Description of the task: Leave the pictures out and quote every line from the start of the listing to the line with "let yTicksB = [-1.0, -0.5, 0, 0.5, 1.0];", inclusive.

Supplied material:
◆ ◆ ◆

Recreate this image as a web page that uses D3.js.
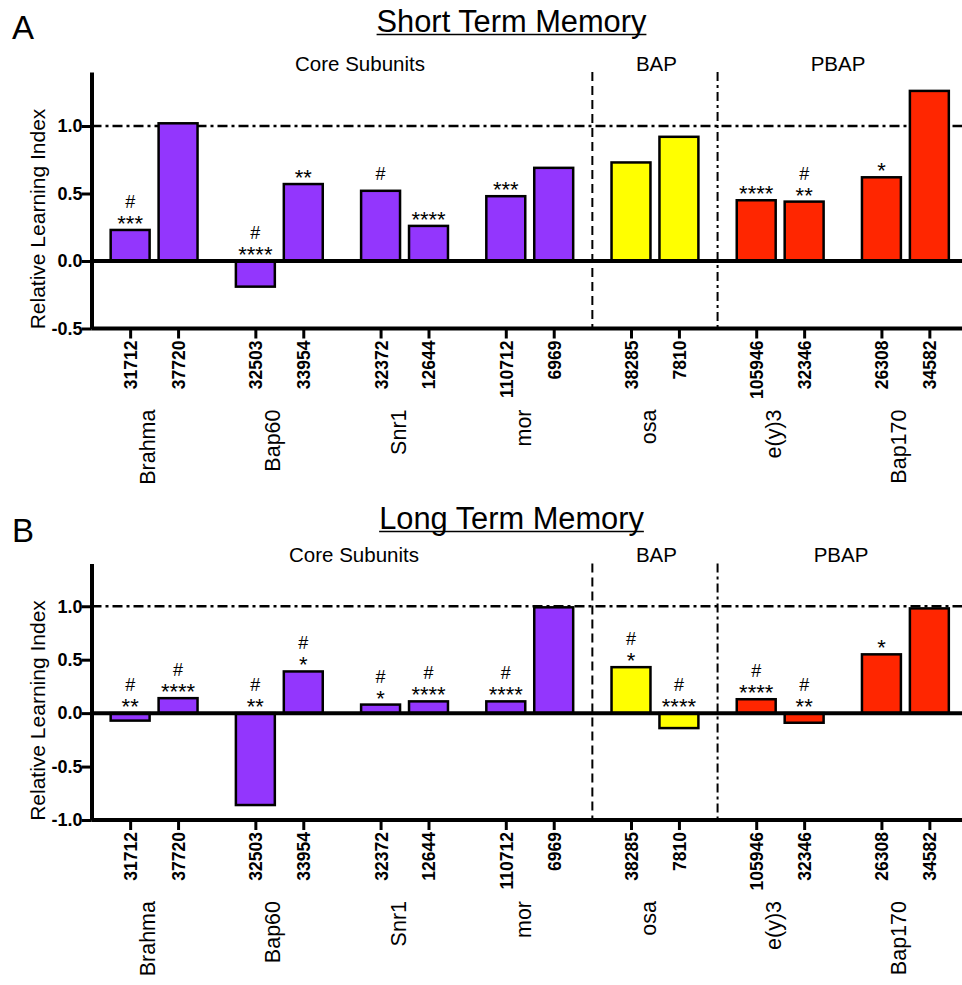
<!DOCTYPE html>
<html>
<head>
<meta charset="utf-8">
<script src="https://cdn.jsdelivr.net/npm/d3@7"></script>
<style>
  body { margin: 0; background: #fff; }
  svg { display: block; font-family: "Liberation Sans", Arial, sans-serif; }
</style>
</head>
<body>
<div id="vis-container"></div>
<script>
// data
let genes = ["Brahma", "Bap60", "Snr1", "mor", "osa", "e(y)3", "Bap170"];
let lines = ["31712", "37720", "32503", "33954", "32372", "12644", "110712", "6969",
             "38285", "7810", "105946", "32346", "26308", "34582"];
let geneColors = ["#9336fd", "#9336fd", "#9336fd", "#9336fd", "#ffff00", "#ff2600", "#ff2600"];

let stmValues = [0.23, 1.02, -0.19, 0.57, 0.52, 0.26, 0.48, 0.69, 0.73, 0.92, 0.45, 0.44, 0.62, 1.26];
let stmHash   = [1, 0, 1, 0, 1, 0, 0, 0, 0, 0, 0, 1, 0, 0];
let stmStars  = ["***", "", "****", "**", "", "****", "***", "", "", "", "****", "**", "*", ""];

let ltmValues = [-0.07, 0.14, -0.86, 0.39, 0.08, 0.11, 0.11, 0.99, 0.43, -0.14, 0.13, -0.09, 0.55, 0.98];
let ltmHash   = [1, 1, 1, 1, 1, 1, 1, 0, 1, 1, 1, 1, 0, 0];
let ltmStars  = ["**", "****", "**", "*", "*", "****", "****", "", "*", "****", "****", "**", "*", ""];

let yTicksA = [-0.5, 0, 0.5, 1.0];
let yTicksB = [-1.0, -0.5, 0, 0.5, 1.0];

let W = 962, H = 985;
let svg = d3.select("#vis-container")
  .append("svg")
  .attr("width", W)
  .attr("height", H);

let left = 91.5, right = 968;

let x0 = d3.scaleBand()
  .domain(genes)
  .range([left, right])
  .padding(0);

let x1 = d3.scaleBand()
  .domain([0, 1])
  .range([0, x0.bandwidth()])
  .paddingInner(0.1875)
  .paddingOuter(0.4);

// centre of each bar, one per line
let xLine = d3.scaleOrdinal()
  .domain(lines)
  .range(lines.map((l, i) => x0(genes[Math.floor(i / 2)]) + x1(i % 2) + x1.bandwidth() / 2));

function fmt(d) { return d3.format(".1f")(d).replace("\u2212", "-"); }

function panel(opt) {
  let g = svg.append("g").attr("transform", `translate(0, ${opt.dy})`);
  let top = 72, bottom = 328.5;

  let y = d3.scaleLinear()
    .domain(opt.domain)
    .range([bottom, top]);

  let data = lines.map((l, i) => ({
    line: l, gene: genes[Math.floor(i / 2)], color: geneColors[Math.floor(i / 2)],
    v: opt.values[i], hash: opt.hash[i], stars: opt.stars[i]
  }));

  // panel letter and title
  svg.append("text")
    .attr("x", 12).attr("y", opt.letterY)
    .attr("font-size", "33px")
    .text(opt.letter);

  let title = svg.append("text")
    .attr("x", 511.5).attr("y", opt.titleY)
    .attr("text-anchor", "middle")
    .attr("font-size", "30.8px")
    .text(opt.title);
  let tw = title.node().getComputedTextLength();
  svg.append("line")
    .attr("x1", 511.5 - tw / 2).attr("x2", 511.5 + tw / 2)
    .attr("y1", opt.titleY + 2.5).attr("y2", opt.titleY + 2.5)
    .attr("stroke", "black").attr("stroke-width", 1.5);

  // complex labels
  let labelY = top - 1.5;
  g.append("text").attr("x", opt.coreX).attr("y", labelY)
    .attr("text-anchor", "middle").attr("font-size", "20.5px").text("Core Subunits");
  g.append("text").attr("x", x0("osa") + x0.bandwidth() / 2 + 1.5).attr("y", labelY)
    .attr("text-anchor", "middle").attr("font-size", "20.5px").text("BAP");
  g.append("text").attr("x", opt.pbapX).attr("y", labelY)
    .attr("text-anchor", "middle").attr("font-size", "20.5px").text("PBAP");

  // reference line at 1.0
  g.append("line")
    .attr("x1", left).attr("x2", W)
    .attr("y1", y(1)).attr("y2", y(1))
    .attr("stroke", "black").attr("stroke-width", 2.5)
    .attr("stroke-dasharray", "10,4,3,4");

  // dividers between complexes
  g.append("line")
    .attr("x1", x0("osa")).attr("x2", x0("osa"))
    .attr("y1", top).attr("y2", bottom)
    .attr("stroke", "black").attr("stroke-width", 2)
    .attr("stroke-dasharray", "9,5");
  g.append("line")
    .attr("x1", x0("e(y)3")).attr("x2", x0("e(y)3"))
    .attr("y1", top).attr("y2", bottom)
    .attr("stroke", "black").attr("stroke-width", 2)
    .attr("stroke-dasharray", "9,4,3,4");

  // bars
  g.selectAll("rect.bar")
    .data(data)
    .enter()
    .append("rect")
    .attr("class", "bar")
    .attr("x", d => x0(d.gene) + x1(lines.indexOf(d.line) % 2))
    .attr("y", d => y(Math.max(d.v, 0)))
    .attr("width", x1.bandwidth())
    .attr("height", d => Math.abs(y(d.v) - y(0)))
    .attr("fill", d => d.color)
    .attr("stroke", "black")
    .attr("stroke-width", 2.5);

  // zero line and bottom axis line
  g.append("line")
    .attr("x1", left).attr("x2", W)
    .attr("y1", y(0)).attr("y2", y(0))
    .attr("stroke", "black").attr("stroke-width", 4);
  g.append("line")
    .attr("x1", left).attr("x2", W)
    .attr("y1", bottom).attr("y2", bottom)
    .attr("stroke", "black").attr("stroke-width", 4);

  // significance marks
  let ann = g.append("g").attr("text-anchor", "middle");
  data.forEach(d => {
    let cx = xLine(d.line);
    let base = y(Math.max(d.v, 0));
    let hy = base - 10.5;
    if (d.stars) {
      ann.append("text").attr("x", cx).attr("y", base + 1)
        .attr("font-size", "22px").text(d.stars);
      hy = base - 22;
    }
    if (d.hash) {
      ann.append("text").attr("x", cx).attr("y", hy)
        .attr("font-size", "18px").text("#");
    }
  });

  // y axis
  let yAxis = d3.axisLeft(y)
    .tickValues(opt.yTicks)
    .tickSize(10)
    .tickSizeOuter(0)
    .tickFormat(fmt);
  let ya = g.append("g")
    .attr("transform", `translate(${left}, 0)`)
    .call(yAxis);
  ya.select(".domain").attr("stroke-width", 4);
  ya.selectAll(".tick line").attr("stroke-width", 3);
  ya.selectAll(".tick text")
    .attr("x", -9)
    .attr("font-size", "18px")
    .attr("font-weight", "bold")
    .attr("font-family", "Liberation Sans, Arial, sans-serif")
    .attr("fill", "black");

  // y axis label
  g.append("text")
    .attr("transform", "rotate(-90)")
    .attr("x", -219)
    .attr("y", 45)
    .attr("text-anchor", "middle")
    .attr("font-size", "21px")
    .text("Relative Learning Index");

  // x axis, ticks at each bar
  let xAxis = d3.axisBottom(xLine).tickSize(10).tickSizeOuter(0);
  let xa = g.append("g")
    .attr("transform", `translate(0, ${bottom})`)
    .call(xAxis);
  xa.select(".domain").remove();
  xa.selectAll(".tick line").attr("stroke-width", 3);
  xa.selectAll(".tick text")
    .attr("transform", "rotate(-90)")
    .attr("x", -12)
    .attr("y", 0)
    .attr("dy", "0.37em")
    .attr("text-anchor", "end")
    .attr("font-size", "17.5px")
    .attr("font-weight", "bold")
    .attr("font-family", "Liberation Sans, Arial, sans-serif")
    .attr("fill", "black");

  // gene names
  g.selectAll("text.gene")
    .data(genes)
    .enter()
    .append("text")
    .attr("class", "gene")
    .attr("transform", d => `translate(${x0(d) + x0.bandwidth() / 2 + 1}, ${bottom + 81}) rotate(-90)`)
    .attr("text-anchor", "end")
    .attr("font-size", "21.5px")
    .text(d => d);
}

panel({
  dy: 0, domain: [-0.5, 1.4], values: stmValues, hash: stmHash, stars: stmStars,
  yTicks: yTicksA, letter: "A", letterY: 39, title: "Short Term Memory", titleY: 32,
  coreX: 360, pbapX: 838
});

panel({
  dy: 491.5, domain: [-1.0, 1.4], values: ltmValues, hash: ltmHash, stars: ltmStars,
  yTicks: yTicksB, letter: "B", letterY: 542, title: "Long Term Memory", titleY: 529,
  coreX: 354, pbapX: 841
});
</script>
</body>
</html>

◆ ◆ ◆

Complete output:
Recreate this image as a web page that uses D3.js.
<!DOCTYPE html>
<html>
<head>
<meta charset="utf-8">
<script src="https://cdn.jsdelivr.net/npm/d3@7"></script>
<style>
  body { margin: 0; background: #fff; }
  svg { display: block; font-family: "Liberation Sans", Arial, sans-serif; }
</style>
</head>
<body>
<div id="vis-container"></div>
<script>
// data
let genes = ["Brahma", "Bap60", "Snr1", "mor", "osa", "e(y)3", "Bap170"];
let lines = ["31712", "37720", "32503", "33954", "32372", "12644", "110712", "6969",
             "38285", "7810", "105946", "32346", "26308", "34582"];
let geneColors = ["#9336fd", "#9336fd", "#9336fd", "#9336fd", "#ffff00", "#ff2600", "#ff2600"];

let stmValues = [0.23, 1.02, -0.19, 0.57, 0.52, 0.26, 0.48, 0.69, 0.73, 0.92, 0.45, 0.44, 0.62, 1.26];
let stmHash   = [1, 0, 1, 0, 1, 0, 0, 0, 0, 0, 0, 1, 0, 0];
let stmStars  = ["***", "", "****", "**", "", "****", "***", "", "", "", "****", "**", "*", ""];

let ltmValues = [-0.07, 0.14, -0.86, 0.39, 0.08, 0.11, 0.11, 0.99, 0.43, -0.14, 0.13, -0.09, 0.55, 0.98];
let ltmHash   = [1, 1, 1, 1, 1, 1, 1, 0, 1, 1, 1, 1, 0, 0];
let ltmStars  = ["**", "****", "**", "*", "*", "****", "****", "", "*", "****", "****", "**", "*", ""];

let yTicksA = [-0.5, 0, 0.5, 1.0];
let yTicksB = [-1.0, -0.5, 0, 0.5, 1.0];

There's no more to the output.